[START]
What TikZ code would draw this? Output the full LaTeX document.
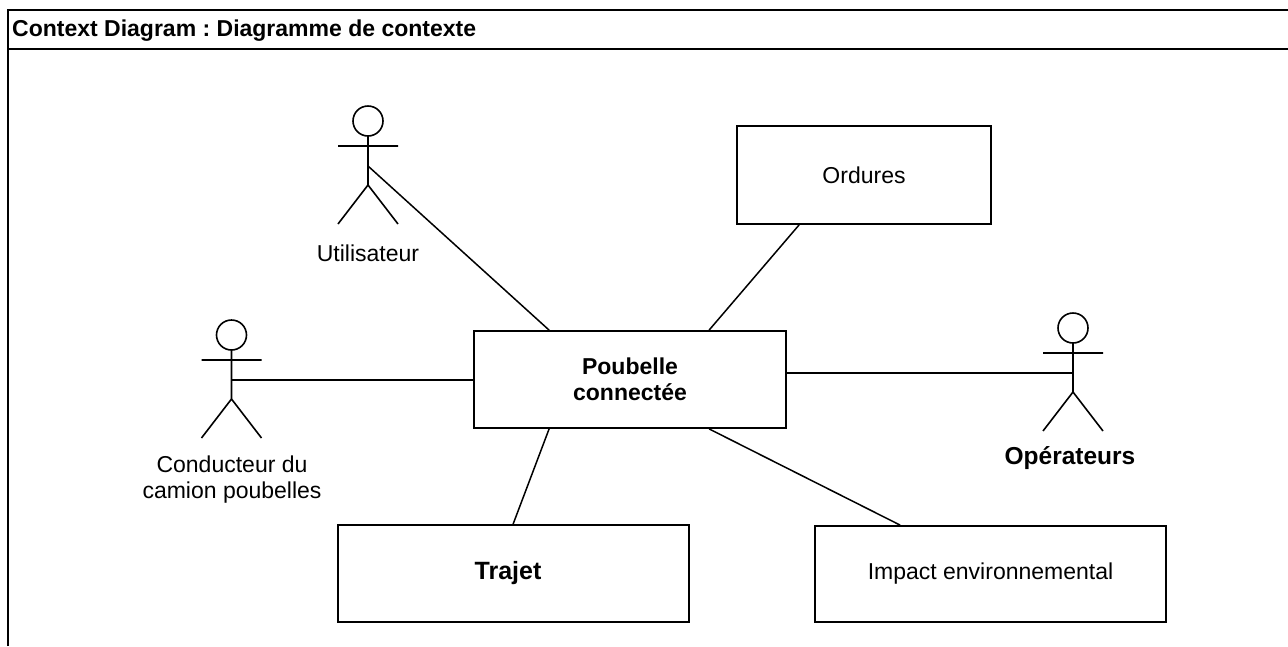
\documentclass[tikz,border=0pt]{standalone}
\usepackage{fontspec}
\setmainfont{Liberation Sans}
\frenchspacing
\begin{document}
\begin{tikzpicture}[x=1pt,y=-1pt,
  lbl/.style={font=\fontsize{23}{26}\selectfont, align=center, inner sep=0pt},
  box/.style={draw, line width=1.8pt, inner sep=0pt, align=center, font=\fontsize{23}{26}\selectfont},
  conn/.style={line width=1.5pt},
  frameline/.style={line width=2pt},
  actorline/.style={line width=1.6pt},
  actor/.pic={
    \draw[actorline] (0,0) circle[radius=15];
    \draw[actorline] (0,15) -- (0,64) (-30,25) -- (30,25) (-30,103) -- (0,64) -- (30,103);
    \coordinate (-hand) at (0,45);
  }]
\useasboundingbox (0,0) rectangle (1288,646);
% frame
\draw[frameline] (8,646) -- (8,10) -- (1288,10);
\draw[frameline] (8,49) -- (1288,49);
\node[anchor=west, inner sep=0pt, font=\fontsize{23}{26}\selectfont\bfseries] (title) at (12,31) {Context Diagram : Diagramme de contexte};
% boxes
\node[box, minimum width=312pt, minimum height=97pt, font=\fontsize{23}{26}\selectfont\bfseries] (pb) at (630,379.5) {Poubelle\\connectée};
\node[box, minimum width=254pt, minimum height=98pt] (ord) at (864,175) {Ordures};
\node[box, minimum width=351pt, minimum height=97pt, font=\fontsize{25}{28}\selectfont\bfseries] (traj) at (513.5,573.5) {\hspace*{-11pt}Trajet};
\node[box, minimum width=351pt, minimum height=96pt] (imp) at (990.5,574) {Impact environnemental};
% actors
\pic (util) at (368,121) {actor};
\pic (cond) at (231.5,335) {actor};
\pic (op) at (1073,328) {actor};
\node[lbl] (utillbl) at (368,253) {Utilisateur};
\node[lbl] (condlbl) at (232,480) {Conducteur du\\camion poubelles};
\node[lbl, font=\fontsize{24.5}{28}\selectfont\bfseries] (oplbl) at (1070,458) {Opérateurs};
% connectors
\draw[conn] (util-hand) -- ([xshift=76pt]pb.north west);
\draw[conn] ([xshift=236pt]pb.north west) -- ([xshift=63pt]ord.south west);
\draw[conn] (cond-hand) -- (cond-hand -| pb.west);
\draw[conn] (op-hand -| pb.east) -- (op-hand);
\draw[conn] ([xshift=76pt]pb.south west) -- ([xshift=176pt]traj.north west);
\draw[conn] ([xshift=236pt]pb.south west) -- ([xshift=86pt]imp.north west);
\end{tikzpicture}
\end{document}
[END]
Exercise brief:
Set down the material exactly, every line of it, except for the pictures.

Answer to this exercise:
What TikZ code would draw this? Output the full LaTeX document.
\documentclass[tikz,border=0pt]{standalone}
\usepackage{fontspec}
\setmainfont{Liberation Sans}
\frenchspacing
\begin{document}
\begin{tikzpicture}[x=1pt,y=-1pt,
  lbl/.style={font=\fontsize{23}{26}\selectfont, align=center, inner sep=0pt},
  box/.style={draw, line width=1.8pt, inner sep=0pt, align=center, font=\fontsize{23}{26}\selectfont},
  conn/.style={line width=1.5pt},
  frameline/.style={line width=2pt},
  actorline/.style={line width=1.6pt},
  actor/.pic={
    \draw[actorline] (0,0) circle[radius=15];
    \draw[actorline] (0,15) -- (0,64) (-30,25) -- (30,25) (-30,103) -- (0,64) -- (30,103);
    \coordinate (-hand) at (0,45);
  }]
\useasboundingbox (0,0) rectangle (1288,646);
% frame
\draw[frameline] (8,646) -- (8,10) -- (1288,10);
\draw[frameline] (8,49) -- (1288,49);
\node[anchor=west, inner sep=0pt, font=\fontsize{23}{26}\selectfont\bfseries] (title) at (12,31) {Context Diagram : Diagramme de contexte};
% boxes
\node[box, minimum width=312pt, minimum height=97pt, font=\fontsize{23}{26}\selectfont\bfseries] (pb) at (630,379.5) {Poubelle\\connectée};
\node[box, minimum width=254pt, minimum height=98pt] (ord) at (864,175) {Ordures};
\node[box, minimum width=351pt, minimum height=97pt, font=\fontsize{25}{28}\selectfont\bfseries] (traj) at (513.5,573.5) {\hspace*{-11pt}Trajet};
\node[box, minimum width=351pt, minimum height=96pt] (imp) at (990.5,574) {Impact environnemental};
% actors
\pic (util) at (368,121) {actor};
\pic (cond) at (231.5,335) {actor};
\pic (op) at (1073,328) {actor};
\node[lbl] (utillbl) at (368,253) {Utilisateur};
\node[lbl] (condlbl) at (232,480) {Conducteur du\\camion poubelles};
\node[lbl, font=\fontsize{24.5}{28}\selectfont\bfseries] (oplbl) at (1070,458) {Opérateurs};
% connectors
\draw[conn] (util-hand) -- ([xshift=76pt]pb.north west);
\draw[conn] ([xshift=236pt]pb.north west) -- ([xshift=63pt]ord.south west);
\draw[conn] (cond-hand) -- (cond-hand -| pb.west);
\draw[conn] (op-hand -| pb.east) -- (op-hand);
\draw[conn] ([xshift=76pt]pb.south west) -- ([xshift=176pt]traj.north west);
\draw[conn] ([xshift=236pt]pb.south west) -- ([xshift=86pt]imp.north west);
\end{tikzpicture}
\end{document}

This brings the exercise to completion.